Since you don't have a commute, create one. Walk around the block at 8:30 AM. Change your clothes when work is over. Never, ever work in your pajamas. It messes with your head.
2. Audit Your Social Battery
Some people need four hours of social time to feel human. Others need thirty minutes. Figure out your "minimum effective dose" and schedule it like a doctor’s appointment.
3. Use "Body Doubling"
If you’re struggling to get things done, use sites like Focusmate or join a "silent co-working" Zoom. Having another human on a screen—even if you aren't talking—tricks your brain into "social accountability" mode.
4. Talk Out Loud
Seriously. If you’re feeling stuck, explain your problem to a houseplant or an empty chair. The act of turning a thought into spoken words uses a different part of the brain and often breaks the "stuck" cycle.

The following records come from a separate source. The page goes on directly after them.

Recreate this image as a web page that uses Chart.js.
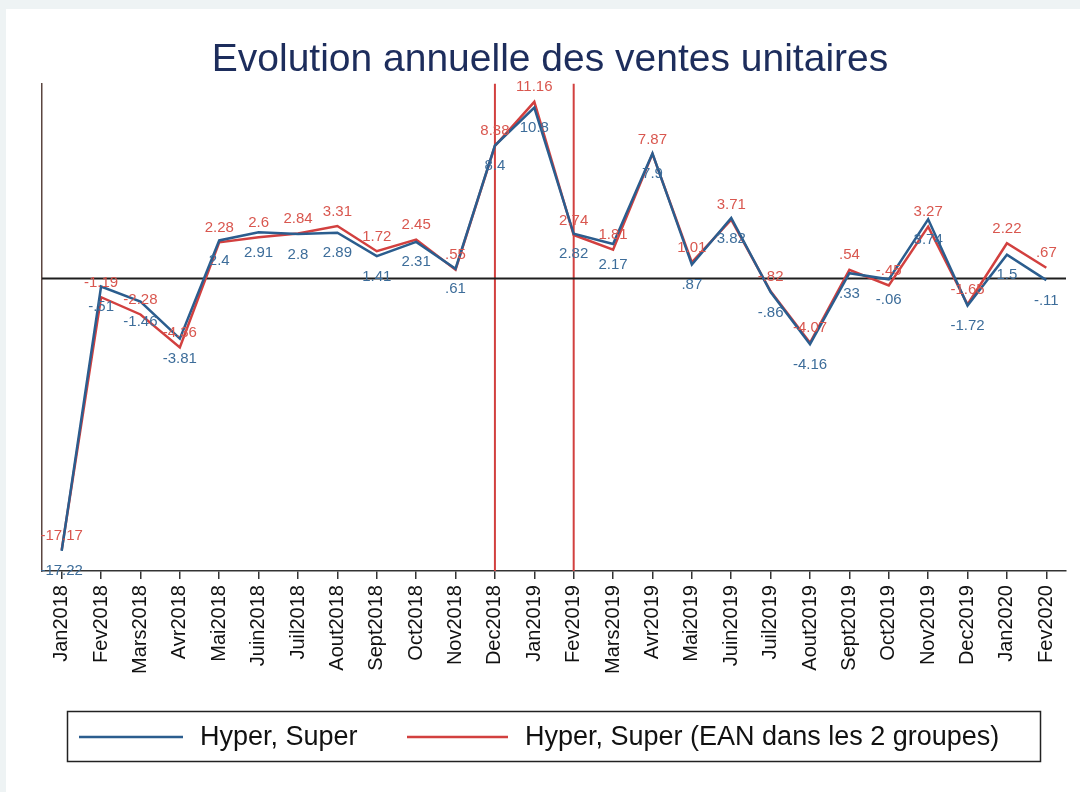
<!DOCTYPE html>
<html>
<head>
<meta charset="utf-8">
<script src="https://cdn.jsdelivr.net/npm/chart.js@4.4.1/dist/chart.umd.min.js"></script>
<style>
  html, body { margin: 0; padding: 0; background: #ffffff; }
  #wrap { width: 1080px; height: 792px; }
</style>
</head>
<body>
<div id="wrap"><canvas id="c" width="1080" height="792"></canvas></div>
<script>
const categories = ["Jan2018","Fev2018","Mars2018","Avr2018","Mai2018","Juin2018","Juil2018","Aout2018","Sept2018","Oct2018","Nov2018","Dec2018","Jan2019","Fev2019","Mars2019","Avr2019","Mai2019","Juin2019","Juil2019","Aout2019","Sept2019","Oct2019","Nov2019","Dec2019","Jan2020","Fev2020"];
const hyperSuper = [-17.22,-0.51,-1.46,-3.81,2.4,2.91,2.8,2.89,1.41,2.31,0.61,8.4,10.8,2.82,2.17,7.9,0.87,3.82,-0.86,-4.16,0.33,-0.06,3.74,-1.72,1.5,-0.11];
const hyperSuperEAN = [-17.17,-1.19,-2.28,-4.36,2.28,2.6,2.84,3.31,1.72,2.45,0.55,8.38,11.16,2.74,1.81,7.87,1.01,3.71,-0.82,-4.07,0.54,-0.45,3.27,-1.65,2.22,0.67];
const seriesNames = ["Hyper, Super", "Hyper, Super (EAN dans les 2 groupes)"];
const markerCategories = ["Dec2018", "Fev2019"];
const zeroValue = 0;

const BLUE = "#2b5d8e";
const RED = "#d2403f";

function fmt(v) {
  let s = String(Math.round(v * 100) / 100);
  s = s.replace(/^0\./, ".").replace(/^-0\./, "-.");
  return s;
}

const bgPlugin = {
  id: "bg",
  beforeDraw(chart) {
    const ctx = chart.ctx;
    ctx.save();
    ctx.fillStyle = "#eef3f4";
    ctx.fillRect(0, 0, chart.width, chart.height);
    ctx.fillStyle = "#ffffff";
    ctx.fillRect(6, 9, chart.width - 6, chart.height - 9);
    ctx.restore();
  }
};

const refLines = {
  id: "refLines",
  beforeDatasetsDraw(chart) {
    const { ctx, chartArea, scales } = chart;
    ctx.save();
    ctx.strokeStyle = RED;
    ctx.lineWidth = 2;
    markerCategories.forEach(cat => {
      const x = scales.x.getPixelForValue(categories.indexOf(cat));
      ctx.beginPath();
      ctx.moveTo(x, chartArea.top);
      ctx.lineTo(x, chartArea.bottom);
      ctx.stroke();
    });
    const y0 = scales.y.getPixelForValue(zeroValue);
    ctx.strokeStyle = "#1e1e1e";
    ctx.lineWidth = 2;
    ctx.beginPath();
    ctx.moveTo(chartArea.left, y0);
    ctx.lineTo(chartArea.right, y0);
    ctx.stroke();
    ctx.restore();
  }
};

const valueLabels = {
  id: "valueLabels",
  afterDatasetsDraw(chart) {
    const ctx = chart.ctx;
    ctx.save();
    ctx.font = "15px 'Liberation Sans', Arial, sans-serif";
    ctx.textAlign = "center";
    chart.data.datasets.forEach((ds, i) => {
      const meta = chart.getDatasetMeta(i);
      meta.data.forEach((pt, j) => {
        const v = ds.data[j];
        if (i === 0) {
          ctx.fillStyle = "#3d6d9a";
          ctx.textBaseline = "top";
          ctx.fillText(fmt(v), pt.x, pt.y + 13);
        } else {
          ctx.fillStyle = "#d9574f";
          ctx.textBaseline = "bottom";
          ctx.fillText(fmt(v), pt.x, pt.y - 7);
        }
      });
    });
    ctx.restore();
  }
};

const boxLegend = {
  id: "boxLegend",
  afterDraw(chart) {
    const ctx = chart.ctx;
    ctx.save();
    ctx.strokeStyle = "#222";
    ctx.lineWidth = 1.5;
    ctx.strokeRect(67.5, 711.5, 973, 50);
    ctx.font = "27px 'Liberation Sans', Arial, sans-serif";
    ctx.textBaseline = "middle";
    ctx.textAlign = "left";
    const items = [
      { x0: 79, x1: 183, tx: 200 },
      { x0: 407, x1: 508, tx: 525 }
    ];
    chart.data.datasets.forEach((ds, i) => {
      const it = items[i];
      ctx.strokeStyle = ds.borderColor;
      ctx.lineWidth = 2.5;
      ctx.beginPath();
      ctx.moveTo(it.x0, 737);
      ctx.lineTo(it.x1, 737);
      ctx.stroke();
      ctx.fillStyle = "#111";
      ctx.fillText(ds.label, it.tx, 738);
    });
    ctx.restore();
  }
};

new Chart(document.getElementById("c"), {
  type: "line",
  data: {
    labels: categories,
    datasets: [
      { label: seriesNames[0], data: hyperSuper, borderColor: BLUE, backgroundColor: BLUE, borderWidth: 2.5, pointRadius: 0, tension: 0 },
      { label: seriesNames[1], data: hyperSuperEAN, borderColor: RED, backgroundColor: RED, borderWidth: 2.5, pointRadius: 0, tension: 0 }
    ]
  },
  options: {
    responsive: false,
    animation: false,
    layout: { padding: { left: 34, right: 14, top: 0, bottom: 112 } },
    plugins: {
      legend: { display: false },
      tooltip: { enabled: false },
      title: {
        display: true,
        text: "Evolution annuelle des ventes unitaires",
        color: "#1d2d5c",
        font: { family: "'Liberation Sans', Arial, sans-serif", size: 39, weight: "normal" },
        padding: { top: 37, bottom: 0 }
      }
    },
    scales: {
      x: {
        offset: true,
        grid: { display: true, drawOnChartArea: false, drawTicks: true, tickLength: 8, color: "#333", lineWidth: 1.5 },
        border: { display: true, color: "#333", width: 1.5 },
        ticks: { color: "#111", maxRotation: 90, minRotation: 90, autoSkip: false, padding: 6,
                 font: { family: "'Liberation Sans', Arial, sans-serif", size: 20 } }
      },
      y: {
        min: -18.5,
        max: 12.3,
        grid: { display: false },
        border: { display: true, color: "#5a4540", width: 1.5 },
        ticks: { display: false }
      }
    }
  },
  plugins: [bgPlugin, refLines, valueLabels, boxLegend]
});
</script>
</body>
</html>
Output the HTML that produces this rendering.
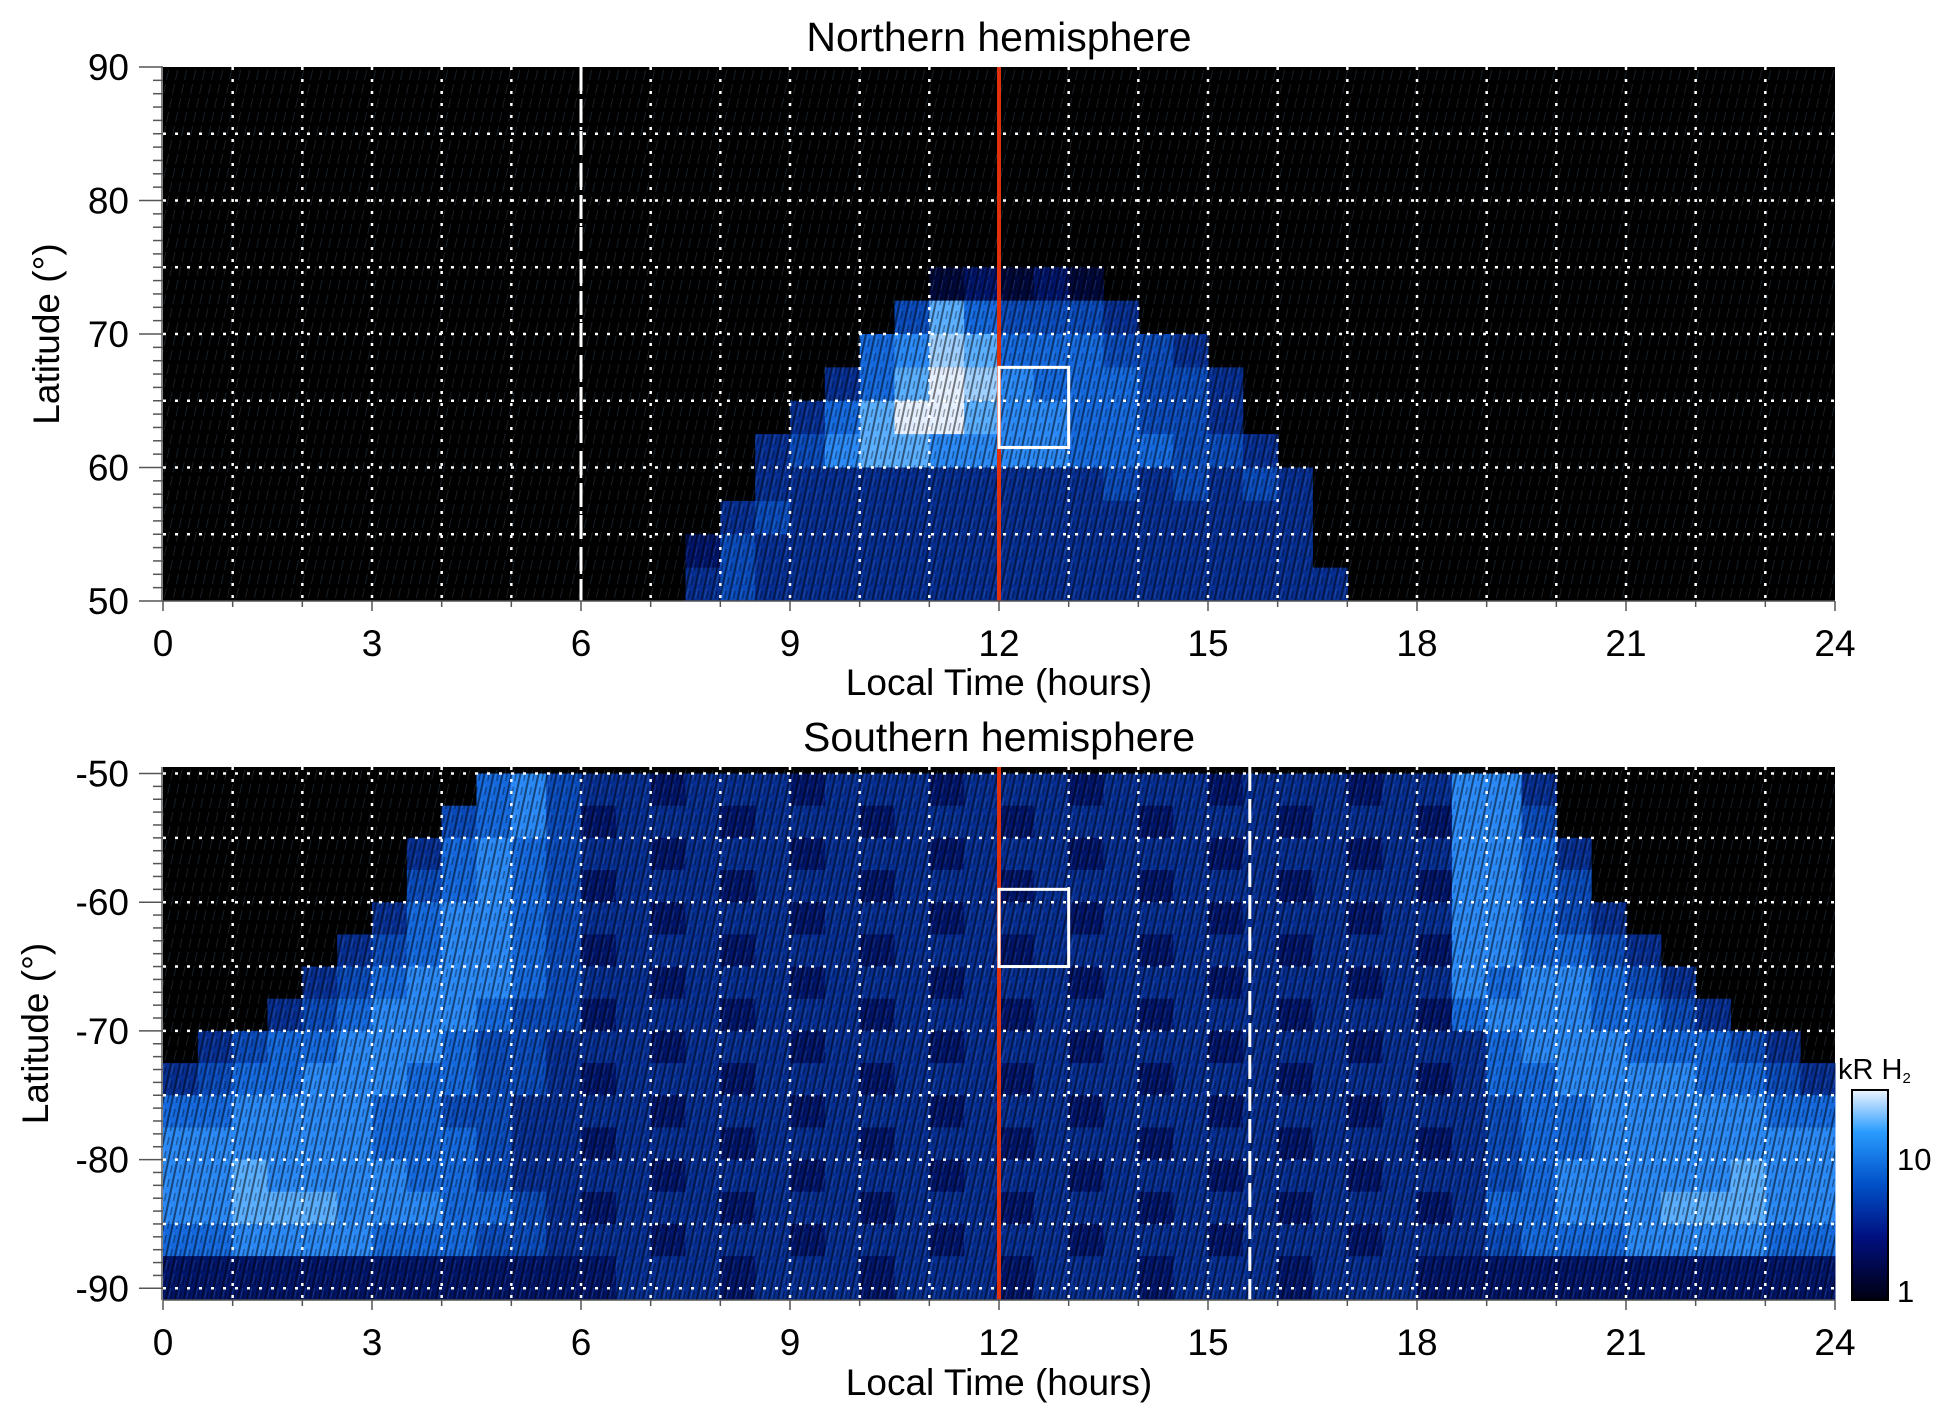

5. Get "Incidental Socializing"
Go to the grocery store instead of ordering delivery. Go to the library. Just being around other humans, even if you don't talk to them, provides "ambient belonging." It tells your nervous system that you are still part of the tribe.
spending everyday on your own is a skill. Like any skill, it takes practice to do it without losing your mind. But once you master it, you become incredibly dangerous—in a good way. You become someone who isn't afraid of their own thoughts. That is a superpower most people never develop.
Embrace the quiet, but don't let it become a vacuum. Keep the windows open, literally and figuratively. Keep your "social muscles" toned. You might find that this solo season is actually the most productive, creative period of your life—as long as you remember to come up for air every once in a while.